Key experimental modifications included the use of a longer spectrometer with additional electrodes to improve mass resolution and enable the detection of light ions such as H⁻. Energy calibration was performed using resonant peaks from DEA to CO₂ (4 eV) and O₂ (6.5 eV), while mass calibration utilized anionic fragments from SO₂ at 4.5 eV.

To complement the experimental data, Density Functional Theory (DFT) calculations were performed using the GAUSSIAN 16 software. The B3LYP functional with aug-cc-pVTZ basis sets was used to calculate zero-point energy-corrected electronic energies for neutral and anionic fragments. Threshold energies for specific dissociation channels were determined by calculating the energy differences between the products and the target 1-propanol molecule.

Key Contributions and Results
The study explored the fragmentation of 1-propanol across an electron energy range of 3.5 to 16 eV, identifying four distinct ion species: H⁻, O⁻, OH⁻, and C₃H₇O⁻. Notably, the C₃H₅O⁻ ion (57 amu), previously reported by Ibănescu, was not observed in this study, likely due to a very low production cross-section.

• H⁻ Production: The ion yield exhibited a broad range of overlapping resonances. Fitting analysis revealed a sharp resonance at 6.5 eV and broader resonances at 8.7 eV and 10.9 eV. The sharp peak at 6.5 eV is attributed to O–H bond cleavage, while the broader features involve contributions from C–H bond cleavage and hydrogen abstraction. Theoretical calculations indicated that the threshold energies for O–H (3.33 eV) and C–H (3.30 eV) bond cleavage are nearly identical, though the branching ratio remains undetermined. A sharp rise in yield above 13.5 eV suggests the onset of dipolar dissociation.

• OH⁻ Production: The OH⁻ yield displayed a prominent broad resonance near 8.7 eV and a smaller hump near 5.6 eV. The 8.7 eV feature is attributed to Feshbach resonances arising from the ionization of C–H and C–C σ orbitals. The formation of OH⁻ occurs via C–O bond cleavage (Channel 3) or simultaneous C–O and C–H cleavage (Channel 4). Calculated threshold energies for these channels (1.87 eV and 3.74 eV, respectively) are well below the experimental peak, suggesting multiple pathways may contribute.

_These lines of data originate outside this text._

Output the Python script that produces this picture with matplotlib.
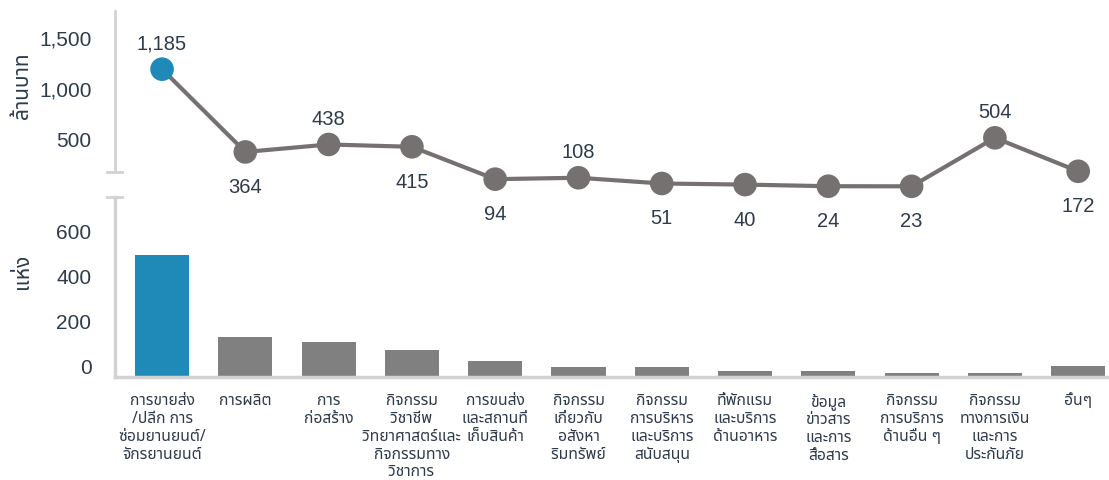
import matplotlib
matplotlib.use("Agg")
import matplotlib.pyplot as plt
from matplotlib import font_manager
from matplotlib.lines import Line2D
from matplotlib.transforms import ScaledTranslation

# --- data -------------------------------------------------------------
categories = [
    "การขายส่ง\n/ปลีก การ\nซ่อมยานยนต์/\nจักรยานยนต์",
    "การผลิต",
    "การ\nก่อสร้าง",
    "กิจกรรม\nวิชาชีพ\nวิทยาศาสตร์และ\nกิจกรรมทาง\nวิชาการ",
    "การขนส่ง\nและสถานที่\nเก็บสินค้า",
    "กิจกรรม\nเกี่ยวกับ\nอสังหา\nริมทรัพย์",
    "กิจกรรม\nการบริหาร\nและบริการ\nสนับสนุน",
    "ที่พักแรม\nและบริการ\nด้านอาหาร",
    "ข้อมูล\nข่าวสาร\nและการ\nสื่อสาร",
    "กิจกรรม\nการบริการ\nด้านอื่น ๆ",
    "กิจกรรม\nทางการเงิน\nและการ\nประกันภัย",
    "อื่นๆ",
]
value_mb = [1185, 364, 438, 415, 94, 108, 51, 40, 24, 23, 504, 172]   # million baht
label_above = [True, False, True, False, False, True, False, False, False, False, True, False]
count = [540, 176, 154, 118, 70, 43, 43, 25, 25, 16, 16, 47]          # number of establishments
top_yticks = [500, 1000, 1500]
bottom_yticks = [0, 200, 400, 600]

# --- fonts ------------------------------------------------------------
installed = {f.name for f in font_manager.fontManager.ttflist}
thai_font = next((f for f in ["Noto Sans Thai", "Anuphan", "Prompt", "Kanit", "Sarabun"]
                  if f in installed), "DejaVu Sans")
num_font = "Liberation Sans"
plt.rcParams["font.family"] = [num_font, thai_font]

TEXT = "#2e3b4c"
BLUE = "#1f89b8"
GREY_BAR = "#808080"
GREY_LINE = "#757170"
SPINE = "#d2d2d2"

W, H = 1109, 481
fig = plt.figure(figsize=(W / 100, H / 100), dpi=100)


def box(left, top, right, bottom):
    return [left / W, 1 - bottom / H, (right - left) / W, (bottom - top) / H]


ax_bot = fig.add_axes(box(115, 198, 1109, 378))
ax_top = fig.add_axes(box(115, 12, 1109, 173))
ax_top.set_zorder(3)
ax_top.patch.set_visible(False)

x = list(range(len(categories)))
xlim = (-0.565, 11.37)

# --- top: line chart ----------------------------------------------------
colors = [BLUE] + [GREY_LINE] * (len(x) - 1)
ax_top.plot(x, value_mb, color=GREY_LINE, lw=3, zorder=2, clip_on=False)
ax_top.scatter(x, value_mb, s=17 ** 2, c=colors, zorder=3, clip_on=False, linewidths=0)
for xi, v, up in zip(x, value_mb, label_above):
    ax_top.annotate(f"{v:,}", (xi, v), xytext=(0, 12 if up else -18),
                    textcoords="offset points", ha="center",
                    va="bottom" if up else "top", fontsize=14.5, color=TEXT,
                    family=num_font, annotation_clip=False)
ax_top.set_xlim(*xlim)
ax_top.set_ylim(165, 1762)
ax_top.set_yticks(top_yticks)
ax_top.set_yticklabels([f"{t:,}" for t in top_yticks])
ax_top.set_xticks([])
for s in ["top", "right", "bottom"]:
    ax_top.spines[s].set_visible(False)
ax_top.spines["left"].set_color(SPINE)
ax_top.spines["left"].set_linewidth(2)
ax_top.tick_params(axis="y", length=0, pad=17, labelsize=15, labelcolor=TEXT)
ax_top.set_ylabel("ล้านบาท", family=[thai_font], fontsize=15, color=TEXT)
ax_top.yaxis.set_label_coords(-0.082, 0.54)

# --- bottom: bar chart --------------------------------------------------
bar_colors = [BLUE] + [GREY_BAR] * (len(x) - 1)
ax_bot.bar(x, count, width=0.65, color=bar_colors, zorder=2)
ax_bot.set_xlim(*xlim)
ax_bot.set_ylim(0, 798)
ax_bot.set_yticks(bottom_yticks)
ax_bot.set_xticks(x)
ax_bot.set_xticklabels(categories, family=[thai_font], fontsize=11.3, color=TEXT,
                       linespacing=1.15, va="top")
for s in ["top", "right"]:
    ax_bot.spines[s].set_visible(False)
for s in ["left", "bottom"]:
    ax_bot.spines[s].set_color(SPINE)
    ax_bot.spines[s].set_linewidth(2.5)
ax_bot.tick_params(axis="y", length=0, pad=17, labelsize=15, labelcolor=TEXT)
ax_bot.tick_params(axis="x", length=0, pad=11)
shift = ScaledTranslation(0, 11 / 100, fig.dpi_scale_trans)
for lab in ax_bot.get_yticklabels():
    lab.set_transform(lab.get_transform() + shift)
ax_bot.set_ylabel("แห่ง", family=[thai_font], fontsize=15, color=TEXT)
ax_bot.yaxis.set_label_coords(-0.082, 0.59)

# axis-break caps
fig.add_artist(Line2D([107 / W, 122 / W], [1 - 173 / H] * 2, color=SPINE, lw=2))
fig.add_artist(Line2D([107 / W, 122 / W], [1 - 198 / H] * 2, color=SPINE, lw=2))

fig.savefig("out.png", dpi=100)
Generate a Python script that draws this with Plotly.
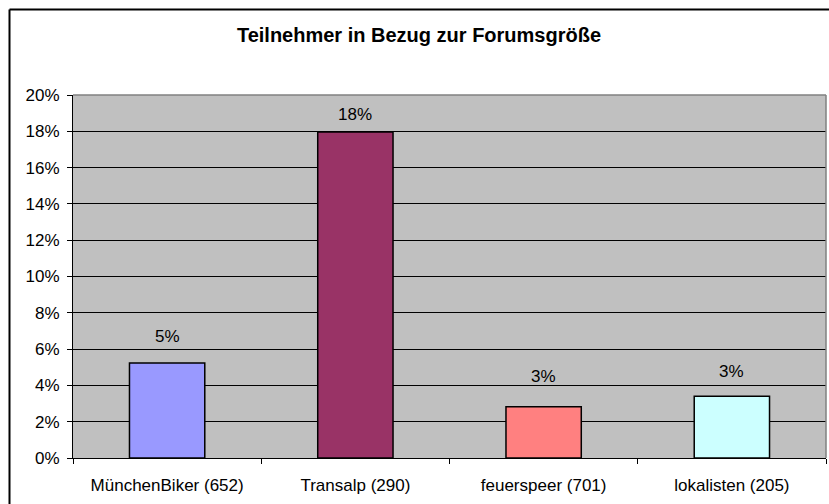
import plotly.graph_objects as go

categories = ["MünchenBiker (652)", "Transalp (290)", "feuerspeer (701)", "lokalisten (205)"]
values = [0.0523, 0.1796, 0.0283, 0.0340]
bar_colors = ["#9999FF", "#993366", "#FF8080", "#CCFFFF"]
y_ticks = [0, 0.02, 0.04, 0.06, 0.08, 0.10, 0.12, 0.14, 0.16, 0.18, 0.20]
y_tick_labels = ["0%", "2%", "4%", "6%", "8%", "10%", "12%", "14%", "16%", "18%", "20%"]
title = "Teilnehmer in Bezug zur Forumsgröße"

FONT = "Liberation Sans, Arial, sans-serif"

fig = go.Figure()
fig.add_trace(go.Bar(
    x=categories, y=values,
    marker=dict(color=bar_colors, line=dict(color="black", width=1.5)),
    hoverinfo="skip",
))

label_shift = [27, 18, 30, 25]
for c, v, s in zip(categories, values, label_shift):
    fig.add_annotation(x=c, y=v, text=f"{round(v*100):.0f}%", showarrow=False,
                       yshift=s, font=dict(family=FONT, size=17, color="black"),
                       xref="x", yref="y")

W, H = 829, 504
L, R, T, B = 73, 3, 95, 46
pw, ph = W - L - R, H - T - B
ox = (9.5 - L) / pw
oy = (H - B - 9.5) / ph

fig.update_layout(
    width=W, height=H,
    margin=dict(l=L, r=R, t=T, b=B, pad=0),
    paper_bgcolor="white", plot_bgcolor="#C0C0C0",
    bargap=0.6,
    showlegend=False,
    title=dict(text=f"<b>{title}</b>", x=419 / W, xanchor="center",
               y=1 - 35 / H, yanchor="middle",
               font=dict(family=FONT, size=20, color="black")),
    font=dict(family=FONT, size=17, color="black"),
    xaxis=dict(showgrid=False, showline=True, linecolor="black", linewidth=1,
               ticks="outside", tickson="boundaries", ticklen=5, tickcolor="black",
               ticklabelstandoff=12,
               tickfont=dict(family=FONT, size=17), fixedrange=True),
    yaxis=dict(range=[0, 0.2], tickvals=y_ticks, ticktext=y_tick_labels,
               showgrid=True, gridcolor="black", gridwidth=1,
               showline=True, linecolor="black", linewidth=1,
               ticks="outside", ticklen=5, tickcolor="black",
               ticklabelstandoff=4,
               tickfont=dict(family=FONT, size=17), zeroline=False, fixedrange=True),
    shapes=[
        dict(type="line", xref="paper", yref="paper", x0=0, x1=1, y0=1, y1=1,
             line=dict(color="#808080", width=1.5)),
        dict(type="line", xref="paper", yref="paper", x0=1, x1=1, y0=0, y1=1,
             line=dict(color="#808080", width=1.5)),
        dict(type="line", xref="paper", yref="paper", x0=ox, x1=1.2, y0=oy, y1=oy,
             line=dict(color="black", width=2)),
        dict(type="line", xref="paper", yref="paper", x0=ox, x1=ox, y0=-0.3, y1=oy,
             line=dict(color="black", width=2)),
    ],
)

fig.write_html("out.html", config={"displayModeBar": False},
               post_script="document.body.style.margin='0px';document.body.style.overflow='hidden';")
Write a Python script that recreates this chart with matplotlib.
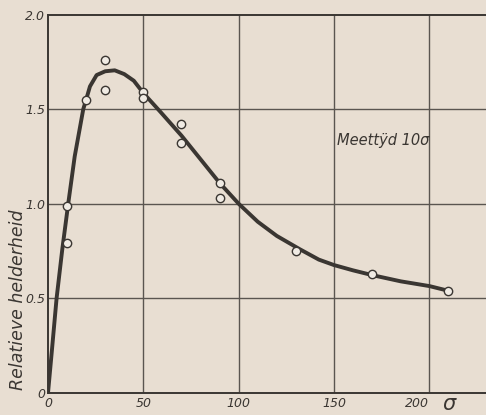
import matplotlib
matplotlib.use("Agg")
import matplotlib.pyplot as plt

# measured points (time in sigma, relative brightness)
meas_x = [10, 10, 20, 30, 30, 50, 50, 70, 70, 90, 90, 130, 170, 210]
meas_y = [0.79, 0.99, 1.55, 1.76, 1.60, 1.59, 1.56, 1.42, 1.32, 1.11, 1.03, 0.75, 0.63, 0.54]

# drawn smooth curve
curve_x = [0, 2, 4.5, 7.5, 10.6, 14, 18.5, 20, 22, 25.5, 30, 35, 40, 45, 50, 59, 70, 80,
           90, 100, 110, 120, 132, 142, 150, 160, 170, 185, 200, 210]
curve_y = [0, 0.22, 0.5, 0.76, 1.0, 1.25, 1.5, 1.55, 1.62, 1.68, 1.70, 1.705, 1.685, 1.65,
           1.585, 1.485, 1.36, 1.235, 1.11, 1.0, 0.905, 0.83, 0.76, 0.705, 0.676, 0.648,
           0.623, 0.59, 0.565, 0.54]

xticks = [0, 50, 100, 150, 200]
xticklabels = ["0", "50", "100", "150", "200"]
yticks = [0, 0.5, 1.0, 1.5, 2.0]
yticklabels = ["0", "0.5", "1.0", "1.5", "2.0"]

bg = "#e8ded2"
ink = "#3a3632"
plt.rcParams['font.family'] = ['DejaVu Sans']

fig = plt.figure(figsize=(4.86, 4.15), dpi=100, facecolor=bg)
ax = fig.add_axes([48/486, 1-393/415, 1-48/486, (393-14.5)/415])
ax.set_facecolor(bg)
ax.set_xlim(0, 229.7)
ax.set_ylim(0, 2.0)

for v in xticks[1:]:
    ax.axvline(v, color="#5a5550", lw=1.0, zorder=1)
for v in yticks[1:-1]:
    ax.axhline(v, color="#5a5550", lw=1.0, zorder=1)

ax.plot(curve_x, curve_y, color=ink, lw=2.8, solid_capstyle="round",
        solid_joinstyle="round", zorder=3)
ax.plot(meas_x, meas_y, linestyle="none", marker="o", ms=6, mfc="#f0ebe4",
        mec=ink, mew=1.0, zorder=4)

for s in ["left", "bottom", "top"]:
    ax.spines[s].set_color(ink)
    ax.spines[s].set_linewidth(1.4)
ax.spines["right"].set_visible(False)

ax.set_xticks(xticks)
ax.set_xticklabels(xticklabels, fontstyle="italic", fontsize=9, color=ink)
ax.set_yticks(yticks)
ax.set_yticklabels(yticklabels, fontstyle="italic", fontsize=9, color=ink)
ax.tick_params(axis="x", length=0, pad=3)
ax.tick_params(axis="y", length=0, pad=2)
ax.get_xticklabels()[-1].set_ha("right")

ax.text(207, -0.058, "σ", fontsize=15, color=ink, fontstyle="italic",
        ha="left", va="center", clip_on=False)
ax.text(176, 1.335, "Meettÿd 10σ", fontsize=10.5, fontstyle="italic", color=ink,
        ha="center", va="center")
fig.text(18/486, 1-300/415, "Relatieve helderheid", rotation=90, fontsize=12.5,
         fontstyle="italic", color=ink, ha="center", va="center")

fig.savefig("out.png", dpi=100, facecolor=bg)
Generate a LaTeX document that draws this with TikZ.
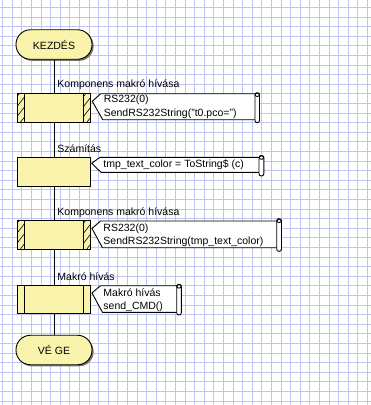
\documentclass[tikz,border=0pt]{standalone}
\usepackage{fontspec}
\setmainfont{Liberation Sans}
\usetikzlibrary{shadows}
\definecolor{gridblue}{RGB}{188,198,240}
\definecolor{boxyellow}{RGB}{250,243,172}
\tikzset{
  term/.style={draw,fill=boxyellow,rounded corners=14.5pt,minimum width=76pt,minimum height=29.5pt,inner sep=0pt,
    drop shadow={shadow xshift=1.6pt,shadow yshift=-1.6pt,fill=black!55,opacity=1}},
  proc/.style={draw,fill=boxyellow,minimum width=73.5pt,minimum height=28.5pt,inner sep=0pt},
  sidelines/.style={path picture={
      \draw ([xshift=7pt]path picture bounding box.north west) -- ([xshift=7pt]path picture bounding box.south west);
      \draw ([xshift=-7pt]path picture bounding box.north east) -- ([xshift=-7pt]path picture bounding box.south east);}},
  compmacro/.style={proc,sidelines,postaction={path picture={
      \begin{scope}[line width=0.6pt]
        \clip (path picture bounding box.south west) rectangle ([xshift=7pt]path picture bounding box.north west);
        \foreach \k in {0,...,3} \draw ([yshift=\k*10pt-4pt]path picture bounding box.south west) -- ++(7pt,9pt);
      \end{scope}
      \begin{scope}[line width=0.6pt]
        \clip (path picture bounding box.south east) rectangle ([xshift=-7pt]path picture bounding box.north east);
        \foreach \k in {0,...,3} \draw ([xshift=-7pt,yshift=\k*10pt-4pt]path picture bounding box.south east) -- ++(7pt,9pt);
      \end{scope}}}},
  lbl/.style={inner sep=0pt,anchor=base west},
  note/.style={inner sep=0pt,anchor=base west},
  bubble/.style={draw,fill=white},
  scrollend/.style={draw,fill=white,rounded corners=2.2pt}
}
\begin{document}
\begin{tikzpicture}[x=1pt,y=-1pt,font={\fontsize{10.5}{12}\selectfont},line width=0.9pt]
	%%Khung và lưới nền
	\useasboundingbox[fill=white] (0,0) rectangle (371,405);
	\foreach \k in {0,...,38}
		\draw[gridblue,line width=0.7pt] ({2.5+9.6*\k},0) -- ({2.5+9.6*\k},405);
	\foreach \k in {0,...,41}
		\draw[gridblue,line width=0.7pt] (0,{7.3+9.6*\k}) -- (371,{7.3+9.6*\k});
	%%Các khối
	\node[term] (start) at (54,44.5) {KEZDÉS};
	\node[compmacro] (komp1) at (54,108) {};
	\node[proc] (szam) at (54,171.7) {};
	\node[compmacro] (komp2) at (54,234.7) {};
	\node[proc,sidelines] (makro) at (54,299.5) {};
	\node[term] (vege) at (54,350) {VÉ GE};
	%%Đường nối
	\draw (start) -- (komp1);
	\draw (komp1) -- (szam);
	\draw (szam) -- (komp2);
	\draw (komp2) -- (makro);
	\draw (makro) -- (vege);
	%%Tên khối
	\node[lbl] (komp1l) at (57,87.4) {Komponens makró hívása};
	\node[lbl] (szaml) at (57,152.5) {Számítás};
	\node[lbl] (komp2l) at (57,215) {Komponens makró hívása};
	\node[lbl] (makrol) at (57,280.5) {Makró hívás};
	%%Chú thích
	\draw[bubble] (92.3,101.3) -- (100.7,93.7) -- (257,93.7) -- (257,119.7) -- (102.7,119.7) -- cycle;
	\draw[scrollend] (255,92.7) rectangle (259.5,122.7);
	\draw (257.25,94.8) ellipse (2.2pt and 1.7pt);
	\node[note] (komp1a) at (103.3,102.8) {RS232(0)};
	\node[note] (komp1b) at (103.3,116) {SendRS232String("t0.pco=")};
	\draw[bubble] (91.7,163.3) -- (100,157.3) -- (261,157.3) -- (261,172.3) -- (101,172.3) -- cycle;
	\draw[scrollend] (259,155.5) rectangle (263.8,176);
	\draw (261.4,157.6) ellipse (2.2pt and 1.7pt);
	\node[note] (szama) at (103,167.3) {tmp\_text\_color = ToString\$ (c)};
	\draw[bubble] (92,228.5) -- (100.5,221) -- (279,221) -- (279,247.7) -- (102.5,247.7) -- cycle;
	\draw[scrollend] (276.7,218.7) rectangle (281.5,251.3);
	\draw (279.1,220.8) ellipse (2.2pt and 1.7pt);
	\node[note] (komp2a) at (103,231.5) {RS232(0)};
	\node[note] (komp2b) at (103,244.5) {SendRS232String(tmp\_text\_color)};
	\draw[bubble] (92,293) -- (100.5,285.7) -- (179,285.7) -- (179,312.3) -- (102.5,312.3) -- cycle;
	\draw[scrollend] (176.7,284.3) rectangle (181.3,315);
	\draw (179,286.4) ellipse (2.2pt and 1.7pt);
	\node[note] (makroa) at (103,296.5) {Makró hívás};
	\node[note] (makrob) at (103,309.5) {send\_CMD()};
\end{tikzpicture}
\end{document}
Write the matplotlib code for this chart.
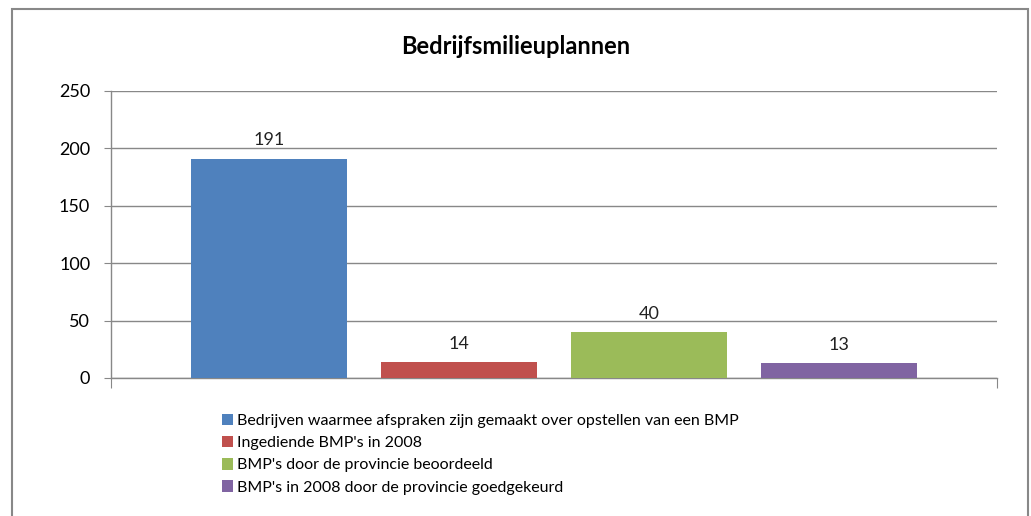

• C₃H₇O⁻ Production: This ion showed a sharp peak near 6.0 eV and broad overlapping resonances between 7 and 12 eV. The resonance profile closely mirrors that of H⁻, suggesting a common origin via O–H bond dissociation (conjugate to H⁻ formation). Theoretical thresholds for O–H cleavage (2.54 eV) and C–H cleavage (3.58 eV) support the experimental observations.

• O⁻ Production: Three resonances were observed at approximately 6.9, 9.5, and 12.1 eV. The authors note that the yield profile closely resembles that of water, suggesting the signal may be a convolution of contributions from 1-propanol and trace water impurities that could not be fully eliminated. However, the presence of O⁻ resonances is consistent with functional group-dependent DEA behaviors observed in other alcohols like ethanol.

Significance and Claims
The paper claims to provide a comprehensive investigation of DEA dynamics in 1-propanol, filling a gap in the literature where data has been limited compared to smaller alcohols. By comparing the observed ion yields with those of previously studied alcohols, the authors suggest that alcohol fragmentation during DEA is site-specific. The study identifies that O–H bond dissociation is a dominant channel for both H⁻ and C₃H₇O⁻ production.

The authors assert that their findings, combining experimental ion yields with DFT-calculated threshold energies, elucidate key bond-cleavage mechanisms and resonance structures (largely assigned to Feshbach resonances). The significance of this work is framed in the context of optimizing alcohol-based fuels for combustion and plasma-assisted ignition systems, as well as predicting alcohol behavior in ionizing environments. The study does not propose new applications but rather provides the fundamental cross-sectional data required to justify ongoing research into the reactivity of larger alcohols in high-energy processes.